The Folks Who Protest Valentine's Day In Japanby Brian Ashcraft
On Valentine's Day in Japan, women traditionally give men chocolate. Each year, a group of protesters gathers to march, carrying signs that read "Pulverise Valentine's Day" and "Making out in public is terrorism".
On Valentine's Day in Japan, there is also a practice of "giri" (obligation) chocolate, with women feeling compelled to gift their male co-workers. Some offices have banned this practice because it might be stressful for the women and the men don't necessarily even want the chocolate. Increasingly, giri-chocolate has become inexpensive chocolate bars instead of pricey sweets.
A month later, men are supposed to give women sweets on White Day, which is on March 14, making both days one-sided.
The year, like every year since, Kakumeiteki Himote Doumei (or, loosely, "The Revolutionary League of Lonely Souls") gets together for Valentine's Day protests. This is not a large group, as evident in the photos, and not all the members are men. This year, women participated in the march, so the group is no longer just "unpopular" men.
Protest slogans include, "Resist romance capitalism!" and "Don't discriminate others on the number of times they have had sex!" as well as "Resist the opposition to otaku culture that can be enjoyed even if you don't have dates!"
"There is nothing sexist, misogynistic or offensive in the slogans per se, and the group's publicity warns participants against dabbling in provocations or discriminatory speech," writes William Andrews on the excellent blog Throw Out Your Books. "This is partly a policy of practical self-protection, and a common caution by protest organisers in Japan, since doing so can lead to legal troubles and result in a permit to march being denied the next time round."

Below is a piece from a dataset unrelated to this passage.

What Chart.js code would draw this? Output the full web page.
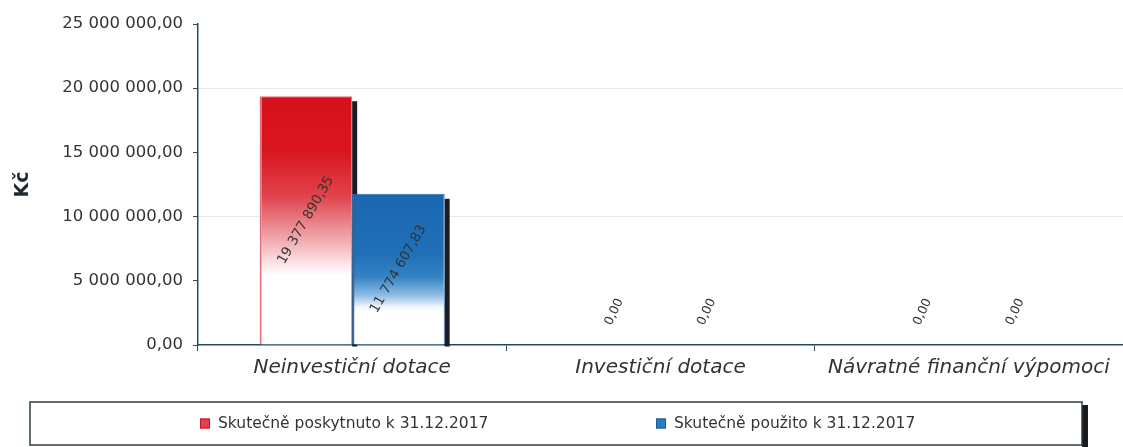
<!DOCTYPE html>
<html><head><meta charset="utf-8">
<script src="https://cdn.jsdelivr.net/npm/chart.js@4/dist/chart.umd.min.js"></script>
<style>html,body{margin:0;padding:0;background:#fff}#wrap{width:1123px;height:447px}</style>
</head><body><div id="wrap"><canvas id="c" width="1123" height="447"></canvas></div>
<script>
const categories = ['Neinvestiční dotace', 'Investiční dotace', 'Návratné finanční výpomoci'];
const poskytnuto = [19377890.35, 0, 0];
const pouzito = [11774607.83, 0, 0];
const seriesNames = ['Skutečně poskytnuto k 31.12.2017', 'Skutečně použito k 31.12.2017'];
const yTicks = [0, 5000000, 10000000, 15000000, 20000000, 25000000];

const FONT = '"DejaVu Sans", "Liberation Sans", Arial, sans-serif';

function fmt(v) {
  const parts = Math.abs(v).toFixed(2).split('.');
  const int = parts[0].replace(/\B(?=(\d{3})+(?!\d))/g, ' ');
  return int + ',' + parts[1];
}

function grad(ctx, stops) {
  const chart = ctx.chart;
  const y = chart.scales && chart.scales.y;
  if (!y || ctx.raw === undefined || !ctx.raw) return stops[0][1];
  const top = y.getPixelForValue(ctx.raw);
  const base = y.getPixelForValue(0);
  if (!isFinite(top) || !isFinite(base) || base - top < 1) return stops[0][1];
  const g = chart.ctx.createLinearGradient(0, top, 0, base);
  stops.forEach(s => g.addColorStop(s[0], s[1]));
  return g;
}
const redStops = [[0, '#d7111b'], [0.22, '#d9161f'], [0.4, '#e0424c'], [0.56, '#eea0a6'], [0.68, '#fde8ea'], [0.72, '#ffffff'], [1, '#ffffff']];
const blueStops = [[0, '#1a67b0'], [0.4, '#2070b8'], [0.55, '#3583c4'], [0.67, '#8dbbe2'], [0.75, '#f2f7fc'], [0.78, '#ffffff'], [1, '#ffffff']];

const shadowPlugin = {
  id: 'shadow',
  beforeDatasetsDraw(chart) {
    const c = chart.ctx;
    c.save();
    c.fillStyle = '#1c1c24';
    chart.data.datasets.forEach((ds, di) => {
      chart.getDatasetMeta(di).data.forEach(el => {
        const h = el.base - el.y;
        if (h < 2) return;
        c.fillRect(el.x + el.width / 2, el.y + 5, 5, h - 3);
      });
    });
    c.restore();
  }
};

const labelPlugin = {
  id: 'barLabels',
  afterDatasetsDraw(chart) {
    const c = chart.ctx;
    c.save();
    c.fillStyle = '#333';
    c.textAlign = 'center';
    c.textBaseline = 'middle';
    chart.data.datasets.forEach((ds, di) => {
      chart.getDatasetMeta(di).data.forEach((el, i) => {
        const v = ds.data[i];
        let y = (el.y + el.base) / 2;
        let ang = -60;
        c.font = '13.5px ' + FONT;
        if (el.base - el.y < 80) { y = el.base - 33; ang = -65; c.font = '12.5px ' + FONT; }
        c.save();
        c.translate(el.x, y);
        c.rotate(ang * Math.PI / 180);
        c.fillText(fmt(v), 0, 0);
        c.restore();
      });
    });
    c.restore();
  }
};

const legendBoxPlugin = {
  id: 'legendBox',
  afterDraw(chart) {
    const c = chart.ctx;
    const top = 402, bottom = 445, left = 30, right = 1082;
    c.save();
    c.fillStyle = '#1a1a1a';
    c.fillRect(right, top + 3, 6, 447 - top);
    c.strokeStyle = '#2b3c46';
    c.lineWidth = 1.5;
    c.strokeRect(left, top, right - left, bottom - top);
    c.font = '15.5px ' + FONT;
    c.textBaseline = 'middle';
    const ym = (top + bottom) / 2;
    const items = [[200, '#e8404a', '#c0161e'], [656, '#2a7cc4', '#1a5a98']];
    chart.data.datasets.forEach((ds, i) => {
      const x = items[i][0];
      c.fillStyle = items[i][1];
      c.fillRect(x, ym - 5, 10, 10);
      c.strokeStyle = items[i][2];
      c.lineWidth = 1;
      c.strokeRect(x + 0.5, ym - 4.5, 9, 9);
      c.fillStyle = '#333';
      c.fillText(ds.label, x + 18, ym);
    });
    c.restore();
  }
};

new Chart(document.getElementById('c'), {
  type: 'bar',
  data: {
    labels: categories,
    datasets: [
      { label: seriesNames[0], data: poskytnuto, backgroundColor: ctx => grad(ctx, redStops), borderColor: '#e07078', borderWidth: {left: 2, right: 1, top: 1, bottom: 0}, borderSkipped: false },
      { label: seriesNames[1], data: pouzito, backgroundColor: ctx => grad(ctx, blueStops), borderColor: '#2a6fb0', borderWidth: {left: 2, right: 1, top: 1, bottom: 0}, borderSkipped: false }
    ]
  },
  plugins: [shadowPlugin, labelPlugin, legendBoxPlugin],
  options: {
    responsive: false,
    animation: false,
    layout: { padding: { left: 12, right: 0, top: 24, bottom: 62 } },
    plugins: { legend: { display: false }, tooltip: { enabled: false } },
    datasets: { bar: { categoryPercentage: 0.6, barPercentage: 1.0 } },
    scales: {
      x: {
        grid: { drawOnChartArea: false, tickLength: 6, color: '#2e4a5c', tickColor: '#2e4a5c' },
        border: { color: '#1f4a62', width: 1.5 },
        ticks: { color: '#333', padding: 5, font: { family: FONT, size: 20, style: 'italic' } },
        afterFit(s) { s.height = 40; }
      },
      y: {
        min: 0, max: 25000000,
        afterBuildTicks(s) { s.ticks = yTicks.map(v => ({ value: v })); },
        grid: {
          color: ctx => (ctx.tick && ctx.tick.value > 0 && ctx.tick.value % 10000000 === 0) ? 'rgba(170,200,215,0.35)' : 'rgba(0,0,0,0)',
          tickColor: '#2e4a5c', tickLength: 5, drawTicks: true
        },
        border: { color: '#1f4a62', width: 1.5, display: true },
        ticks: { color: '#333', padding: 10, font: { family: FONT, size: 16.5 }, callback: v => fmt(v) },
        title: { display: true, text: 'Kč', color: '#1e2a30', padding: { top: 0, bottom: 0 }, font: { family: FONT, size: 19, weight: 'bold' } },
        afterFit(s) { s.width = 186; }
      }
    }
  }
});
</script></body></html>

As Throw Out Your Books also points out, it's hard to tell if this is serious or just a gag. But it's been going on since 2006, so the group's leaders must either be dedicated jokesters who enjoy the attention or truly want to pulverise Valentine's Day. Maybe it's a bit of both.
The group's official website has a listing still up for its most recent Valentine's Day protest, which was held this past Sunday in Shibuya. Why Sunday and not on the 14th? Probably because the revolutionaries have jobs and need to work. The protest was open to anyone who wanted to join, and before the march begins, organisers set aside some time for media interviews, which further underscores the notion that this is a gag or a stunt.
The group doesn't only protest Valentine's Day, but also White Day and Christmas, the last of which is, for many Japanese, a day for couples to go on dates. So, the group isn't protesting Christmas for religious reasons, but rather, dating ones.